# Prove that if $f(x,y)$ is homogeneous of order $0$, then $f(x,y)=g\left(\frac{y}{x}\right)$, for some function $g$.

I often see in the case of homogeneous differential equations that if $$f(x,y)$$ is a homogeneous function of order $$0$$ and, $$\frac{\mathrm{d}y}{\mathrm{d}x}=f(x,y),$$ then the substitution $$y=ux$$ for some function $$u$$ TBD, turns it into a separable differential equation, this is easy to prove. However, then they proceed to say $$f(x,y)$$ must be of the form $$g\left(\frac{y}{x}\right)$$, for some function $$g$$ without any proof.
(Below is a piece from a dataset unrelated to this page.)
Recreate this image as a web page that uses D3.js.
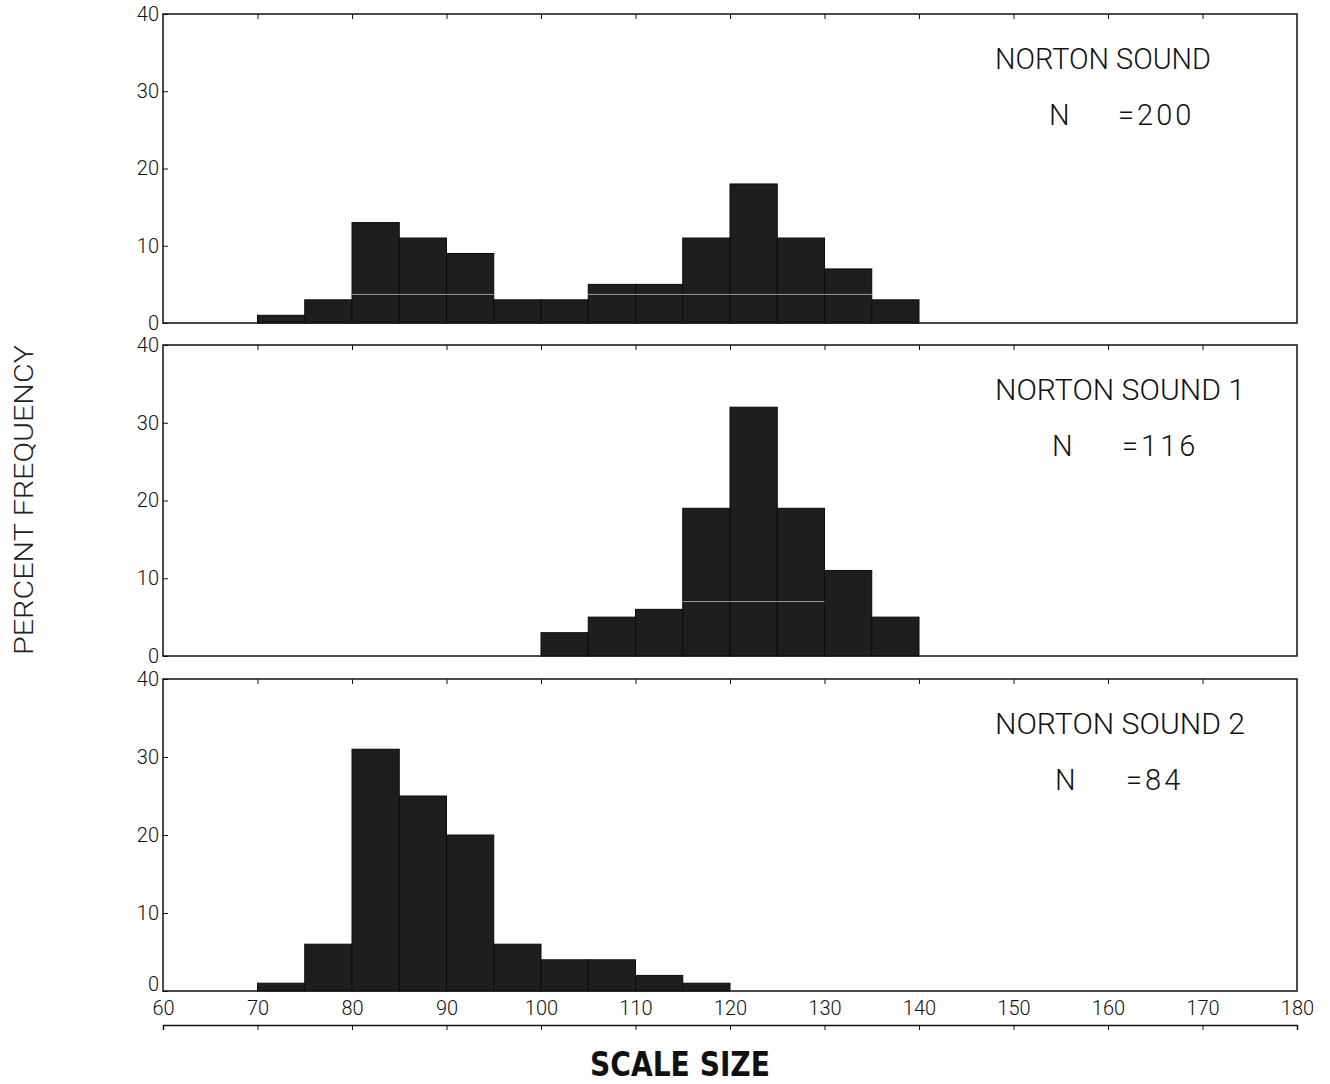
<!DOCTYPE html>
<html>
<head>
<meta charset="utf-8">
<script src="https://cdn.jsdelivr.net/npm/d3@7"></script>
<style>
  body { margin: 0; background: #fff; }
  svg { display: block; }
  .tick line, .domain { stroke: #111; }
</style>
</head>
<body>
<svg id="svg" width="1330" height="1084"></svg>
<script>
// bin starts (5 unit bins) and percent frequency for each panel
var binStarts = [70, 75, 80, 85, 90, 95, 100, 105, 110, 115, 120, 125, 130, 135];
var allValues = [1, 3, 13, 11, 9, 3, 3, 5, 5, 11, 18, 11, 7, 3];
var sub1Starts = [100, 105, 110, 115, 120, 125, 130, 135];
var sub1Values = [3, 5, 6, 19, 32, 19, 11, 5];
var sub2Starts = [70, 75, 80, 85, 90, 95, 100, 105, 110, 115];
var sub2Values = [1, 6, 31, 25, 20, 6, 4, 4, 2, 1];

// faint light seams left by the pen inside the filled bars (from, to, level)
var allSeams = [[80, 95, 3.7], [105, 135, 3.7]];
var sub1Seams = [[115, 130, 7]];
var sub2Seams = [];

var panelNames = ["NORTON SOUND", "NORTON SOUND 1", "NORTON SOUND 2"];
var panelN = ["=200", "=116", "=84"];
var xTicks = [60, 70, 80, 90, 100, 110, 120, 130, 140, 150, 160, 170, 180];
var yTicks = [0, 10, 20, 30, 40];
var binWidth = 5;

var panels = [
  { name: panelNames[0], n: panelN[0], starts: binStarts, values: allValues, seams: allSeams },
  { name: panelNames[1], n: panelN[1], starts: sub1Starts, values: sub1Values, seams: sub1Seams },
  { name: panelNames[2], n: panelN[2], starts: sub2Starts, values: sub2Values, seams: sub2Seams },
];

var svg = d3.select("#svg");
var left = 163, right = 1297;
var tops = [14, 345, 679];
var bottoms = [323, 656, 991];

var xScale = d3.scaleLinear().domain([60, 180]).range([left, right]);

var lightFont = "Roboto, 'DejaVu Sans', sans-serif";

panels.forEach(function (p, i) {
  var yScale = d3.scaleLinear().domain([0, 40]).range([bottoms[i], tops[i]]);
  var g = svg.append("g");

  // bars
  g.selectAll("rect.bar")
    .data(p.values)
    .enter()
    .append("rect")
    .attr("class", "bar")
    .attr("x", function (d, j) { return xScale(p.starts[j]); })
    .attr("width", function (d, j) {
      return xScale(p.starts[j] + binWidth) - xScale(p.starts[j]);
    })
    .attr("y", function (d) { return yScale(d); })
    .attr("height", function (d) { return yScale(0) - yScale(d); })
    .attr("fill", "#1e1e1e")
    .attr("stroke", "#0a0a0a")
    .attr("stroke-width", 1);

  // light seams
  g.selectAll("line.seam")
    .data(p.seams)
    .enter()
    .append("line")
    .attr("class", "seam")
    .attr("x1", function (d) { return xScale(d[0]); })
    .attr("x2", function (d) { return xScale(d[1]); })
    .attr("y1", function (d) { return yScale(d[2]); })
    .attr("y2", function (d) { return yScale(d[2]); })
    .attr("stroke", "#9a9a9a")
    .attr("stroke-width", 1);

  // frame
  g.append("rect")
    .attr("x", left)
    .attr("y", tops[i])
    .attr("width", right - left)
    .attr("height", bottoms[i] - tops[i])
    .attr("fill", "none")
    .attr("stroke", "#111")
    .attr("stroke-width", 1.5);

  // left axis, ticks pointing inward
  var yAxis = g.append("g")
    .attr("transform", "translate(" + left + ",0)")
    .call(d3.axisLeft(yScale).tickValues(yTicks).tickSize(-5).tickPadding(4));
  yAxis.select(".domain").remove();
  yAxis.selectAll("text")
    .attr("font-family", lightFont)
    .attr("font-weight", 300)
    .attr("font-size", 20)
    .attr("fill", "#111")
    .attr("dy", function (d) { return (i === 2 && d === 0) ? "-0.05em" : "0.32em"; });

  // top ticks
  var topAxis = g.append("g")
    .attr("transform", "translate(0," + tops[i] + ")")
    .call(d3.axisTop(xScale).tickValues(xTicks.slice(1, -1)).tickSize(-5).tickFormat(""));
  topAxis.select(".domain").remove();

  // panel labels
  g.append("text")
    .attr("x", 995)
    .attr("y", tops[i] + 55)
    .attr("font-family", lightFont)
    .attr("font-weight", 300)
    .attr("font-size", 29)
    .attr("fill", "#111")
    .attr("textLength", i === 0 ? 216 : 250)
    .attr("lengthAdjust", "spacingAndGlyphs")
    .text(p.name);
  g.append("text")
    .attr("x", 1049 + i * 3)
    .attr("y", tops[i] + 111)
    .attr("font-family", lightFont)
    .attr("font-weight", 300)
    .attr("font-size", 29)
    .attr("fill", "#111")
    .text("N");
  g.append("text")
    .attr("x", 1118 + i * 4)
    .attr("y", tops[i] + 111)
    .attr("font-family", lightFont)
    .attr("font-weight", 300)
    .attr("font-size", 29)
    .attr("letter-spacing", 3)
    .attr("fill", "#111")
    .text(p.n);
});

// x tick labels under the bottom panel
var xLabels = svg.append("g")
  .attr("transform", "translate(0," + bottoms[2] + ")")
  .call(d3.axisBottom(xScale).tickValues(xTicks).tickSize(0).tickPadding(10));
xLabels.select(".domain").remove();
xLabels.selectAll("text")
  .attr("font-family", lightFont)
  .attr("font-weight", 300)
  .attr("font-size", 20)
  .attr("fill", "#111");

// separate scale line below the labels
svg.append("g")
  .attr("transform", "translate(0,1025)")
  .call(d3.axisBottom(xScale).tickValues(xTicks).tickSize(5).tickSizeOuter(5).tickFormat(""))
  .select(".domain")
  .attr("stroke-width", 1.5);

// axis titles
svg.append("text")
  .attr("transform", "translate(33,500) rotate(-90)")
  .attr("text-anchor", "middle")
  .attr("font-family", lightFont)
  .attr("font-weight", 300)
  .attr("font-size", 26)
  .attr("fill", "#222")
  .attr("textLength", 310)
  .attr("lengthAdjust", "spacingAndGlyphs")
  .text("PERCENT FREQUENCY");

svg.append("text")
  .attr("x", 680)
  .attr("y", 1076)
  .attr("text-anchor", "middle")
  .attr("font-family", "'DejaVu Sans Condensed', 'DejaVu Sans', sans-serif")
  .attr("font-weight", "bold")
  .attr("font-size", 33)
  .attr("fill", "#111")
  .attr("textLength", 180)
  .attr("lengthAdjust", "spacingAndGlyphs")
  .text("SCALE SIZE");
</script>
</body>
</html>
Sure, if $$f(x,y)=g\left(\frac{y}{x}\right)$$ then of course it is homogeneous of order $$0$$, but how do we know that this is the only case? I've tried contrapositive proofs, contradictions but none of them seemed to work.

Define $$g(z) = f(1, z)$$.

Then, ignoring points for which $$x=0$$,

\begin{align} f(x, y) & = f(x \cdot 1, x \cdot \frac{y}{x}) \\ & = f(1, \frac{y}{x}) \text{ using order 0 homogeniety}\\ & = g(\frac{y}{x}) \end{align}

We have that

$$f(\lambda x, \lambda y) = f(x,y)$$

Take the derivative w.r.t. $$\lambda$$ on both sides

$$xf_x(\lambda x, \lambda y) + yf_y(\lambda x, \lambda y) = 0$$

since this is true for all values of $$\lambda$$, set $$\lambda = 1$$

$$xf_x+yf_y = 0$$

In polar coordinates, using $$x\partial_x + y\partial_y = r\partial_r$$ we get the differential equation

$$f_r = 0 \implies f(r,\theta) = g(\theta)$$

and $$\theta$$ is a function of $$\frac{y}{x}$$